Supplied data —
<<<<
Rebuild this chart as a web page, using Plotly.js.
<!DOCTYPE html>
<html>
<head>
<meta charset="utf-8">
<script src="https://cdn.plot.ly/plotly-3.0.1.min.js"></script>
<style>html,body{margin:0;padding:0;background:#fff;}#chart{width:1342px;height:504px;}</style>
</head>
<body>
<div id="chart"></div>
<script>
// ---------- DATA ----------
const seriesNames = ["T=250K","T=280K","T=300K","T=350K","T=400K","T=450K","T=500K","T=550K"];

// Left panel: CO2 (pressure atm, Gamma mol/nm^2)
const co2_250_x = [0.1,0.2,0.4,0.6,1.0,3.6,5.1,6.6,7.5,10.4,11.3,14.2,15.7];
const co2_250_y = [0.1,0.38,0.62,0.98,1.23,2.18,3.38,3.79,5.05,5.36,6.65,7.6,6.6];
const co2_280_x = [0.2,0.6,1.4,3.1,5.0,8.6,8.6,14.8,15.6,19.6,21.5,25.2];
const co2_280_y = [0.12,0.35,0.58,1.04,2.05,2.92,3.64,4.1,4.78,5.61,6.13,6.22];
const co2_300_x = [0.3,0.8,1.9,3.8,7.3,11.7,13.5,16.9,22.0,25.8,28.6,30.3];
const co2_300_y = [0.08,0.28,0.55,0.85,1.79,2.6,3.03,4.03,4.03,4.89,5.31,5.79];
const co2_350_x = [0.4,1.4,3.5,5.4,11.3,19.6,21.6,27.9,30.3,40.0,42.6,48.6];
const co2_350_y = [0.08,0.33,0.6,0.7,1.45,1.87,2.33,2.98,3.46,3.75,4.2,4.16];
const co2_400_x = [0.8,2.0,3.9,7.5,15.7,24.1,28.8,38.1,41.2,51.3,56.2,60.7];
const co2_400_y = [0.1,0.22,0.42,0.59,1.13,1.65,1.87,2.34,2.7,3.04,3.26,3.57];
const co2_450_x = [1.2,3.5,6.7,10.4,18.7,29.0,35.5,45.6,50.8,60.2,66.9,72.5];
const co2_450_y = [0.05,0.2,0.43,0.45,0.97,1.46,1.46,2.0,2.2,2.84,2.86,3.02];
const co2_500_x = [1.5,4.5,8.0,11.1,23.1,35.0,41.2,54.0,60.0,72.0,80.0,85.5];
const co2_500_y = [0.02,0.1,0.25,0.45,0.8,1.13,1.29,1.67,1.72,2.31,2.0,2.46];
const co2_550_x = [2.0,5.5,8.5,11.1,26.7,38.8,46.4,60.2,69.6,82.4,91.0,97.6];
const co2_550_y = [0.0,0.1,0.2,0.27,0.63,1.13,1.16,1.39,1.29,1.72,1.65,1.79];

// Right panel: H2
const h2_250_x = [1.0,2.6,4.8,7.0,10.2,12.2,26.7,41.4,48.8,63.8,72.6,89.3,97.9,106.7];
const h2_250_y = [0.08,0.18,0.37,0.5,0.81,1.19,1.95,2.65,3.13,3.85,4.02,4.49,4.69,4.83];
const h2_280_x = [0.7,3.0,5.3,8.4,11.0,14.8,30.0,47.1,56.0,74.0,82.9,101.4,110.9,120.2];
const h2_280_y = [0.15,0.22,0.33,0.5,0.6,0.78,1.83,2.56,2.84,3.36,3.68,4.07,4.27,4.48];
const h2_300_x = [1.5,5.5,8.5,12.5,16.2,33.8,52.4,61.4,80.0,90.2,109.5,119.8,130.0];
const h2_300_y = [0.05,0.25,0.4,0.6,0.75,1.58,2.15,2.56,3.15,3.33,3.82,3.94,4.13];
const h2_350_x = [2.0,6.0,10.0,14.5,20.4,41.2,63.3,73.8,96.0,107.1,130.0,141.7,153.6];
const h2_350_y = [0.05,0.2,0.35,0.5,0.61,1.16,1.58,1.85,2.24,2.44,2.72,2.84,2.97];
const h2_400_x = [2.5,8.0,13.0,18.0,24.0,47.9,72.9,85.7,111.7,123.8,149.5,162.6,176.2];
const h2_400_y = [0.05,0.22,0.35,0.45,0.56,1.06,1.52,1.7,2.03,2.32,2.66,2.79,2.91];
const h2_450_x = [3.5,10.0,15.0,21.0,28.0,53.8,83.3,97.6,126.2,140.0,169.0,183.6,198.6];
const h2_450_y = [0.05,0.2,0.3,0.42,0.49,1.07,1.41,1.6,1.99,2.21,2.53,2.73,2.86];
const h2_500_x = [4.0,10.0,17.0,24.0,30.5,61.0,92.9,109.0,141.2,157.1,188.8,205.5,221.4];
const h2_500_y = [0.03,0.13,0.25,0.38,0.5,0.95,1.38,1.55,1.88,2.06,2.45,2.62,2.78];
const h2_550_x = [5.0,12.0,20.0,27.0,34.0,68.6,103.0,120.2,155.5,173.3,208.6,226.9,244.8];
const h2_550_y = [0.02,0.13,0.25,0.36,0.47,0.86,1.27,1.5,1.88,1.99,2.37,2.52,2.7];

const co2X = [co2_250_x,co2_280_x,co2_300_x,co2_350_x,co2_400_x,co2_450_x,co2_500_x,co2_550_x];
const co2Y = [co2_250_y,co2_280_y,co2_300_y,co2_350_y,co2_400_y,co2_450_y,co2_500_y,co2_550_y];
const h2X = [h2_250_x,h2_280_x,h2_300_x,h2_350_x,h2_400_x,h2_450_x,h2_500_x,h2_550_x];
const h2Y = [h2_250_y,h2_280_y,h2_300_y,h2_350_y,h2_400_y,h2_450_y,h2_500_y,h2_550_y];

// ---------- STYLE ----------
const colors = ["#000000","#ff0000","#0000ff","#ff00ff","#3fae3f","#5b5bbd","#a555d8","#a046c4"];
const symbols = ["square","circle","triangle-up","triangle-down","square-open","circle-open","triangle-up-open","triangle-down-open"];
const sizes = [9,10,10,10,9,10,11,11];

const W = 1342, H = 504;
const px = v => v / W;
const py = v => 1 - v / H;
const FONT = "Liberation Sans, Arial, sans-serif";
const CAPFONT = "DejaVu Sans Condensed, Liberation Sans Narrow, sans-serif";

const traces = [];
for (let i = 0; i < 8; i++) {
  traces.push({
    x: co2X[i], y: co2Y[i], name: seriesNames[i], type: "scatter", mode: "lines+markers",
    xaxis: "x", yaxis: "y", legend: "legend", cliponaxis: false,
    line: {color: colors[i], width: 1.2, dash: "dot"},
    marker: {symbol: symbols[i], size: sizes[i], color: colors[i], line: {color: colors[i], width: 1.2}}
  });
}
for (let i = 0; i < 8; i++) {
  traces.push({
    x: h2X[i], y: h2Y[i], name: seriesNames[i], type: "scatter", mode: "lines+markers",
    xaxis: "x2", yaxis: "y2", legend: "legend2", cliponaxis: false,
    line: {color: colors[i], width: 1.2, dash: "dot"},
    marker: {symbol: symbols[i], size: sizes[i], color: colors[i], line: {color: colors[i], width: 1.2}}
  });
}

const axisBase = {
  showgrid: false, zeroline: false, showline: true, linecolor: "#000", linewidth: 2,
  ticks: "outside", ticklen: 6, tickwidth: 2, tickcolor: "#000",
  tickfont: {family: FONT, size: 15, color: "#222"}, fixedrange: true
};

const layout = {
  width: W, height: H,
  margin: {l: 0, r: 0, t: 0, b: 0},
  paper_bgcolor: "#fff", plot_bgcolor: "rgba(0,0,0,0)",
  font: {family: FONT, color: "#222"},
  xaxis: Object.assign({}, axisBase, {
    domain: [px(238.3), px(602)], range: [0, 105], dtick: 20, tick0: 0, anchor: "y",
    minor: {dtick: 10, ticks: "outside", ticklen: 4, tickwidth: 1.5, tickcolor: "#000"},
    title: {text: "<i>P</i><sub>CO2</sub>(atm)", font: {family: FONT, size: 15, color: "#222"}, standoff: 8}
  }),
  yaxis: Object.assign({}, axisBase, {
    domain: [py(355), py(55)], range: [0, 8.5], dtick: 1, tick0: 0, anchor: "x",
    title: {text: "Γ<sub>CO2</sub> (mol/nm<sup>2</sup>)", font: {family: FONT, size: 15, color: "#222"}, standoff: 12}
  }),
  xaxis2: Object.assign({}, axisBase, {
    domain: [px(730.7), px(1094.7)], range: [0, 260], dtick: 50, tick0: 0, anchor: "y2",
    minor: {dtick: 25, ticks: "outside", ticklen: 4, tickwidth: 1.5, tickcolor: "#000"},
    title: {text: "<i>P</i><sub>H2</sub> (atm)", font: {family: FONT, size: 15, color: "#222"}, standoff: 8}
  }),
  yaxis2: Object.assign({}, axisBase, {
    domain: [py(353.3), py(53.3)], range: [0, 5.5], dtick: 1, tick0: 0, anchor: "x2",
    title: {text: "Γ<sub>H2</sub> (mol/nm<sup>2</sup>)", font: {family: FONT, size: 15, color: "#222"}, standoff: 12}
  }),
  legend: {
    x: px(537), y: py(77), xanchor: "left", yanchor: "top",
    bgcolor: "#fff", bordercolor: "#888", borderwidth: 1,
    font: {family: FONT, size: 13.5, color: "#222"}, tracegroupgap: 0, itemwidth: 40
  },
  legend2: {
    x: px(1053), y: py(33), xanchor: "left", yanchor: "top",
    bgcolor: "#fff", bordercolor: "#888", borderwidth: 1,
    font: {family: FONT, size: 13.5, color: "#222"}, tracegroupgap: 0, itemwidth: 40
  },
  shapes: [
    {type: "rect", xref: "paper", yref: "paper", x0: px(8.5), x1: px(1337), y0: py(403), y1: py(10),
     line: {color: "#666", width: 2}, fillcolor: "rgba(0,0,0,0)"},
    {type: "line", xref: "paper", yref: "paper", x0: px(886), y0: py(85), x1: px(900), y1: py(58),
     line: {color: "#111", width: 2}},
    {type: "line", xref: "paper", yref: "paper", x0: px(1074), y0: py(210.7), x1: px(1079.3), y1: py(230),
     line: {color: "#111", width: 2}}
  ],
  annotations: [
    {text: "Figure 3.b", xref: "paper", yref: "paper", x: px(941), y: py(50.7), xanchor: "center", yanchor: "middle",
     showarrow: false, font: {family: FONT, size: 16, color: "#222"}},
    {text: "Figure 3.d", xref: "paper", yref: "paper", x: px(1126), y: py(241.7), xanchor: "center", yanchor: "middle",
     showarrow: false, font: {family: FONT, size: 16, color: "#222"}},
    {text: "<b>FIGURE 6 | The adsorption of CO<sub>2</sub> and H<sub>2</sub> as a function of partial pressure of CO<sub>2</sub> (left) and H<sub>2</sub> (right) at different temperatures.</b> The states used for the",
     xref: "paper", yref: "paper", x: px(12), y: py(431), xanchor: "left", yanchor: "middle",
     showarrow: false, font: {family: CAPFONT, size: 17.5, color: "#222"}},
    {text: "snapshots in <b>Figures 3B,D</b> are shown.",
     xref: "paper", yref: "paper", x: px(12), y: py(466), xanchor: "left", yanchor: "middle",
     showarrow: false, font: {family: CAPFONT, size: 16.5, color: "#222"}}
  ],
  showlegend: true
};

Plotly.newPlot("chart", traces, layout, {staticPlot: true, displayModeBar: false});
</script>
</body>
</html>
>>>>
Problem — Each line in the listing above either holds the string "chart" or does not; state how many do, giving the number only.

Solution to the exercise — 4